start Recorded data

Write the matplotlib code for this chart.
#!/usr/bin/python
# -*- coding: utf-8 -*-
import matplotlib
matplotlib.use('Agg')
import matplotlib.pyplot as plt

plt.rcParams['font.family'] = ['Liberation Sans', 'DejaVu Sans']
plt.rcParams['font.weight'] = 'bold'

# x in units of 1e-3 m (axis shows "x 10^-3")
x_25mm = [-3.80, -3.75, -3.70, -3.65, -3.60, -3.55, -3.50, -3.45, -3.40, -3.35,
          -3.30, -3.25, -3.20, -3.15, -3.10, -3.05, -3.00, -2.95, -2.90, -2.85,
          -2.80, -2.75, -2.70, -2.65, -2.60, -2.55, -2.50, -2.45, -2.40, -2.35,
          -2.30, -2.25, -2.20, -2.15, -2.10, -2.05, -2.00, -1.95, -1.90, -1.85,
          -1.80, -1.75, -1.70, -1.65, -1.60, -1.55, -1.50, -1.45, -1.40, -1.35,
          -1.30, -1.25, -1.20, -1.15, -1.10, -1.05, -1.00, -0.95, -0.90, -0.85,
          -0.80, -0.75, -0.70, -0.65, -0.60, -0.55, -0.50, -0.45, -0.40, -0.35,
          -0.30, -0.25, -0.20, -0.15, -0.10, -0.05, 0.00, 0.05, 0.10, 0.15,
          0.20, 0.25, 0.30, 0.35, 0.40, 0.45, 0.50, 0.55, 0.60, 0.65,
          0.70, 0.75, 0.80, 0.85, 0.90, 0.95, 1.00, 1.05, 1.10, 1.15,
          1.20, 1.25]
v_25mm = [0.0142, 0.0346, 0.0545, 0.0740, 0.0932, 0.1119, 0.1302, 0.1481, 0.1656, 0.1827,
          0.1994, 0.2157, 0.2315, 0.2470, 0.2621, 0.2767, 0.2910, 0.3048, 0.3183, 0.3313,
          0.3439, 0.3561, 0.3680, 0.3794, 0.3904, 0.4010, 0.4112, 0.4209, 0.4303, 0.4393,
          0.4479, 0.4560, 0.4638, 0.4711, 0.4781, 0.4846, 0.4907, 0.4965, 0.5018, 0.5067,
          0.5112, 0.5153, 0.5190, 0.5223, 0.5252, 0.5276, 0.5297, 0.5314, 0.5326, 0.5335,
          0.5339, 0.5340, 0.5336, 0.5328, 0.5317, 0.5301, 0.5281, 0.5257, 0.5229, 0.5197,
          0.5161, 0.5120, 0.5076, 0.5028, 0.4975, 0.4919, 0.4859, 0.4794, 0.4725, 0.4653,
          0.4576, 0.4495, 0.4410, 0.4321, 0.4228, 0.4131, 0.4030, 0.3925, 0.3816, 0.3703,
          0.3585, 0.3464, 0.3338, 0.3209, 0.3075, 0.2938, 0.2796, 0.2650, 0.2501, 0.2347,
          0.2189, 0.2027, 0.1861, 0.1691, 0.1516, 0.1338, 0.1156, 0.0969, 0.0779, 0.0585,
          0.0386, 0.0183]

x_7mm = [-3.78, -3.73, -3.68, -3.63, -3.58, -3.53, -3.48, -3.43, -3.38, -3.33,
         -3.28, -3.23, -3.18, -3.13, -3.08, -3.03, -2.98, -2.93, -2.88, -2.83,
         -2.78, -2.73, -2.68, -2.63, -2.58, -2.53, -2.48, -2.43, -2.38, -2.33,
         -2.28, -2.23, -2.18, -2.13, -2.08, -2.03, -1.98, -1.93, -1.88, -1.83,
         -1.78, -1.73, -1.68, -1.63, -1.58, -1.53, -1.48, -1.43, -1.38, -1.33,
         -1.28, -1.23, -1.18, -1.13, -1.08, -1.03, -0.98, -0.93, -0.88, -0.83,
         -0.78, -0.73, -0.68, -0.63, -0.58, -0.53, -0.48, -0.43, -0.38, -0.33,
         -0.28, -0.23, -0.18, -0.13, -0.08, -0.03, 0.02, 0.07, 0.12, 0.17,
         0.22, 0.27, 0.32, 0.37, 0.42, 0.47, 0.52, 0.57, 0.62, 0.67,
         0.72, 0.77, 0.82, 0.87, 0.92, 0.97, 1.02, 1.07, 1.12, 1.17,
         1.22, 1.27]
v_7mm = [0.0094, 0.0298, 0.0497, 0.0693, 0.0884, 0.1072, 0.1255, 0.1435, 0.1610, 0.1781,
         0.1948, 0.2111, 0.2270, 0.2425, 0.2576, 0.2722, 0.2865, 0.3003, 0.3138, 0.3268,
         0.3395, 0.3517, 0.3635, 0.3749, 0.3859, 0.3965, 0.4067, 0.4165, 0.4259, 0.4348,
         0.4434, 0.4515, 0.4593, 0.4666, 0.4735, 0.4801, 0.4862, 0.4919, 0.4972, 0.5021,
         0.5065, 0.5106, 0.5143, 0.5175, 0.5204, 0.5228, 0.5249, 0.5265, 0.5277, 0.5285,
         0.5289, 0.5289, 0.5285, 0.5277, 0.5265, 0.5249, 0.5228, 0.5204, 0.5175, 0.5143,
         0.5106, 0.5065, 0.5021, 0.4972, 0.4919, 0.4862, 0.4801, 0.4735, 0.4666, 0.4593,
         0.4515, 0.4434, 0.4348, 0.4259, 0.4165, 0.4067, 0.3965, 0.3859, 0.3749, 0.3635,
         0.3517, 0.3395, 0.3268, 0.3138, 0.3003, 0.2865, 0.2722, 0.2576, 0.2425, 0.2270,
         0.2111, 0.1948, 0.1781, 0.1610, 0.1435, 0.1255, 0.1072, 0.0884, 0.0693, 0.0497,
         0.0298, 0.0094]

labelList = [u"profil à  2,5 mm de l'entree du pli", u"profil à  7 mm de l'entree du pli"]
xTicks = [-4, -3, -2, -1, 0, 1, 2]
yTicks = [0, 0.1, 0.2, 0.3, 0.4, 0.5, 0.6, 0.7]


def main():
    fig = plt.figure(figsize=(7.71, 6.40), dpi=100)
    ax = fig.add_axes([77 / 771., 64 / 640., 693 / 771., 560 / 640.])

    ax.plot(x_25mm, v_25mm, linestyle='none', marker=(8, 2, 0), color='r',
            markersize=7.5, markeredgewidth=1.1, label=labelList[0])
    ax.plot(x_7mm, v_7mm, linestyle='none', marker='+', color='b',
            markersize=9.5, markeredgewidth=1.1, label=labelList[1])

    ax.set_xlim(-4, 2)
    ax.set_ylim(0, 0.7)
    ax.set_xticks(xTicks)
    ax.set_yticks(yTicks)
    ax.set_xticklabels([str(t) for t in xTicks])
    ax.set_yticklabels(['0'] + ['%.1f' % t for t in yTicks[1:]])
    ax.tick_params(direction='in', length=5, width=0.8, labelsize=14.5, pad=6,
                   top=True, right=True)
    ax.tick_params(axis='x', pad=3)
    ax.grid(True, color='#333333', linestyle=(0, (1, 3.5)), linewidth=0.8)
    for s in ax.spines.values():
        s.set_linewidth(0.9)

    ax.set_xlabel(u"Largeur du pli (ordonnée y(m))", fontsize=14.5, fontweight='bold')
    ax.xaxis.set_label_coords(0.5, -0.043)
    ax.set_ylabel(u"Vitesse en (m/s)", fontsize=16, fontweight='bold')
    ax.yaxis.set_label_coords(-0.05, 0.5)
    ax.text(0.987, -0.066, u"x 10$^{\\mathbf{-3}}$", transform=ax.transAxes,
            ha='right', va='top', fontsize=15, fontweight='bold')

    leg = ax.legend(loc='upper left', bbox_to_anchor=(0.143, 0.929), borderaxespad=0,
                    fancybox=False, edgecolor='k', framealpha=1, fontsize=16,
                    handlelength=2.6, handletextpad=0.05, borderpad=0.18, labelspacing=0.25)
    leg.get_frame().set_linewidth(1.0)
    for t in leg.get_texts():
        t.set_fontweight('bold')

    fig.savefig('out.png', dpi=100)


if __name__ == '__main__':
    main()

end Recorded data

[What the task asks] Write down again the exact lines running from the beginning of the data to the line containing "plt.rcParams['font.weight'] = 'bold'", with both ends included.

[Answer below]
Write the matplotlib code for this chart.
#!/usr/bin/python
# -*- coding: utf-8 -*-
import matplotlib
matplotlib.use('Agg')
import matplotlib.pyplot as plt

plt.rcParams['font.family'] = ['Liberation Sans', 'DejaVu Sans']
plt.rcParams['font.weight'] = 'bold'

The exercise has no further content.